The Year of Linux/FreeBSD/OpenBSD/NetBSD on Desktops May Never Come. But We've Done Even Better
Photo by Tyler Lastovich on Unsplash
For over 20 years, periodically, the same question arises: "Could next year be the year of Linux on desktops?". Or, similarly: "Could next year be the year of FreeBSD/OpenBSD/NetBSD on desktops?" Despite the repetition of these questions, the answer remains unchanged: no, I don't believe that next year (where "next" can be inserted into a "while true;") will be the year of Linux/FreeBSD/OpenBSD/NetBSD/etc. on desktops. However, we've conquered the world all the same, just in different ways.
The operating systems are different, the question is the same, and the outcome is identical. To better understand why these operating systems haven't dominated the desktop market, it's helpful to examine the evolution of the tech industry over the past few decades. While the desktop market has always been dominated by giants like Microsoft and Apple, Linux and FreeBSD have found their success in other devices and platforms.
Anyone with an Android phone effectively has Linux in their hands. Android is based on the Linux kernel, and thanks to its immense popularity, has brought Linux into the pockets of billions of people worldwide. Likewise, anyone with an Apple device, such as an iPhone or a Mac, has a BSD "heart" inside, since macOS and iOS are based on the XNU kernel, which in turn is derived from BSD. Sony's Playstation also has a FreeBSD base, and even Windows itself, with the Windows Subsystem for Linux (WSL), has (partially, in a way) embraced the Linux-related world, enabling easy use on all PCs.

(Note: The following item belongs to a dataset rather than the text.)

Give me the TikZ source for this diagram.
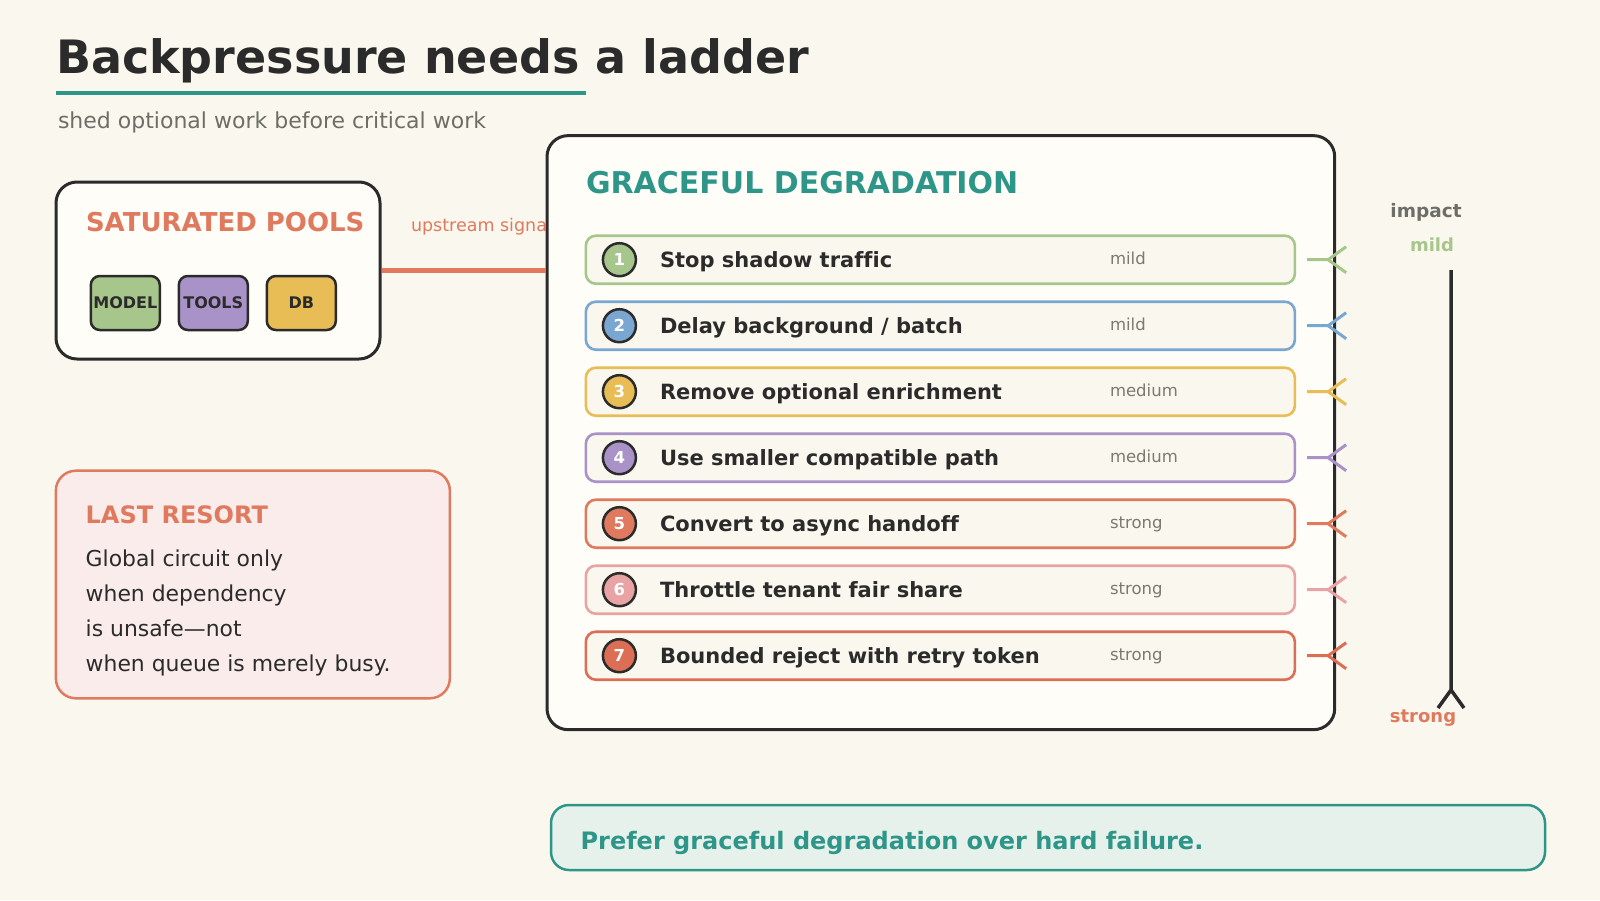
\documentclass[tikz,border=0pt]{standalone}
\usepackage{fontspec}
\setmainfont{DejaVu Sans}[Ligatures=NoCommon]
\usetikzlibrary{calc}
\definecolor{bg}{HTML}{FAF8EE}
\definecolor{panel}{HTML}{FEFDF8}
\definecolor{dark}{HTML}{2B2B2B}
\definecolor{teal}{HTML}{2E9688}
\definecolor{coral}{HTML}{DF7A5E}
\definecolor{cgreen}{HTML}{A7C68C}
\definecolor{cblue}{HTML}{7AA6D2}
\definecolor{cyellow}{HTML}{E8BD55}
\definecolor{cpurple}{HTML}{A892C8}
\definecolor{cpink}{HTML}{E8A4A4}
\definecolor{cred}{HTML}{DC6E55}
\definecolor{graytxt}{HTML}{7A7A70}
\definecolor{subgray}{HTML}{6E6E66}
\definecolor{rowfill}{HTML}{FAF8EE}
\definecolor{lrfill}{HTML}{F9ECEA}
\definecolor{tealfill}{HTML}{E7F1EC}
\newcommand\fs[1]{\fontsize{#1}{#1}\selectfont}
\tikzset{
  txt/.style={anchor=base west, inner sep=0pt, outer sep=0pt},
  ctxt/.style={anchor=base, inner sep=0pt, outer sep=0pt},
  panelbox/.style={draw=dark, line width=3pt, fill=panel, rounded corners=21pt, inner sep=0pt},
  poolbox/.style={draw=dark, line width=2.5pt, rounded corners=9pt, minimum width=69pt, minimum height=54pt, inner sep=0pt, font=\bfseries\fs{16}, text=dark},
  rowbox/.style={line width=2.6pt, fill=rowfill, rounded corners=10pt, minimum width=709pt, minimum height=48pt, inner sep=0pt},
  numdot/.style={circle, draw=dark, line width=2.5pt, minimum size=33pt, inner sep=0pt, font=\bfseries\fs{16.5}, text=white},
  rowtxt/.style={txt, font=\bfseries\fs{21}, text=dark},
  imptxt/.style={txt, font=\fs{16.5}, text=graytxt},
  rowmark/.style={line width=3pt}
}
\newcommand\ladderrow[5]{%
  \node[rowbox, draw=#3] (r#1) at (940.35,#2) {};
  \node[numdot, fill=#3] (c#1) at (619.4,#2) {#1};
  \node[rowtxt] (t#1) at (660,#2+7.4) {#4};
  \node[imptxt] (i#1) at (1110,#2+5) {#5};
  \draw[rowmark, #3] (r#1.east) ++(11,0) -- ++(21,0) -- ++(18,-13) ++(-18,13) -- ++(18,13);
}
\begin{document}
\begin{tikzpicture}[x=1pt,y=-1pt]
\fill[bg] (0,0) rectangle (1600,900);
\useasboundingbox (0,0) rectangle (1600,900);

% title
\node[txt, font=\bfseries\fs{46}, text=dark] (title) at (56,73.5) {Backpressure needs a ladder};
\draw[teal, line width=4pt] (56,93) -- (586,93);
\node[txt, font=\fs{22}, text=subgray] (subtitle) at (58,128.5) {shed optional work before critical work};

% saturated pools
\node[panelbox, minimum width=324pt, minimum height=177pt] (pools) at (218,270.5) {};
\node[txt, font=\bfseries\fs{26}, text=coral] (poolstitle) at (86,231.5) {SATURATED POOLS};
\node[poolbox, fill=cgreen] (model) at (125.3,303) {MODEL};
\node[poolbox, fill=cpurple] (tools) at (213.3,303) {TOOLS};
\node[poolbox, fill=cyellow] (db) at (301.3,303) {DB};

% upstream signal label (partly hidden by the big panel)
\node[txt, font=\fs{17.5}, text=coral] (sig) at (411,231.5) {upstream signal};

% big panel
\node[panelbox, minimum width=787.7pt, minimum height=594pt] (big) at (940.85,432.65) {};
\draw[coral, line width=5pt] (pools.east) -- (pools.east -| big.west);
\node[txt, font=\bfseries\fs{30}, text=teal] (gtitle) at (586,193) {GRACEFUL DEGRADATION};

\ladderrow{1}{259.7}{cgreen}{Stop shadow traffic}{mild}
\ladderrow{2}{325.7}{cblue}{Delay background / batch}{mild}
\ladderrow{3}{391.7}{cyellow}{Remove optional enrichment}{medium}
\ladderrow{4}{457.7}{cpurple}{Use smaller compatible path}{medium}
\ladderrow{5}{523.7}{coral}{Convert to async handoff}{strong}
\ladderrow{6}{589.7}{cpink}{Throttle tenant fair share}{strong}
\ladderrow{7}{655.7}{cred}{Bounded reject with retry token}{strong}

% impact axis
\node[ctxt, font=\bfseries\fs{18.5}, text=subgray] (impact) at (1426,217.5) {impact};
\node[ctxt, font=\bfseries\fs{18}, text=cgreen] (mildlbl) at (1432,251.5) {mild};
\coordinate (axtop) at (1451,270);
\coordinate (axv) at (1451,690);
\draw[dark, line width=3.5pt] (axtop) -- (axv) -- ++(-13,18) (axv) -- ++(13,18);
\node[ctxt, font=\bfseries\fs{18}, text=coral] (stronglbl) at (1423,722) {strong};

% last resort
\node[draw=coral, line width=2.5pt, fill=lrfill, rounded corners=20pt, minimum width=394pt, minimum height=227.6pt, inner sep=0pt] (last) at (252.85,584.5) {};
\node[txt, font=\bfseries\fs{24}, text=coral] (lasttitle) at (85.7,523) {LAST RESORT};
\node[txt, font=\fs{21.9}, text=dark] (l1) at (85.7,566) {Global circuit only};
\node[txt, font=\fs{21.9}, text=dark] (l2) at (85.7,601) {when dependency};
\node[txt, font=\fs{21.9}, text=dark] (l3) at (85.7,636) {is unsafe—not};
\node[txt, font=\fs{21.9}, text=dark] (l4) at (85.7,671.5) {when queue is merely busy.};

% bottom note
\node[draw=teal, line width=2.5pt, fill=tealfill, rounded corners=18pt, minimum width=994pt, minimum height=65pt, inner sep=0pt] (note) at (1048,837.5) {};
\node[txt, font=\bfseries\fs{24}, text=teal] (notetxt) at (580.6,849) {Prefer graceful degradation over hard failure.};
\end{tikzpicture}
\end{document}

The market pushes what is demanded, and there has never been a real demand from any "big player" for "pure" Linux/FreeBSD/etc. on desktops. The desktop market, like the mobile one, is dominated by a few big players (such as Microsoft and Apple), and the average user is not knowledgeable enough (and, in the future, will be even less so) to fully understand the advantage of using a free, expandable, non-obsolete system without planned obsolescence.
Furthermore, the adoption of Linux/FreeBSD on desktops is hindered by the lack of support from hardware and software manufacturers. Many popular applications and games are developed exclusively for Windows and macOS, making it harder for users to switch to Linux or FreeBSD. However, in recent years, the situation has improved thanks to the introduction of portable tools, which allow running Windows games on Linux, and the increasing support for open-source applications.
Even if the desktop market may never be dominated by Linux or FreeBSD, their presence in other sectors provides users with the freedom and flexibility that these operating systems promise.
In conclusion, the year of Linux/FreeBSD on desktops may never come, but their widespread presence and impact on the technological landscape are undeniable. These operating systems will continue to play a crucial role in the evolution of technology, providing innovative and flexible solutions that adapt to the ever-changing needs of users and businesses.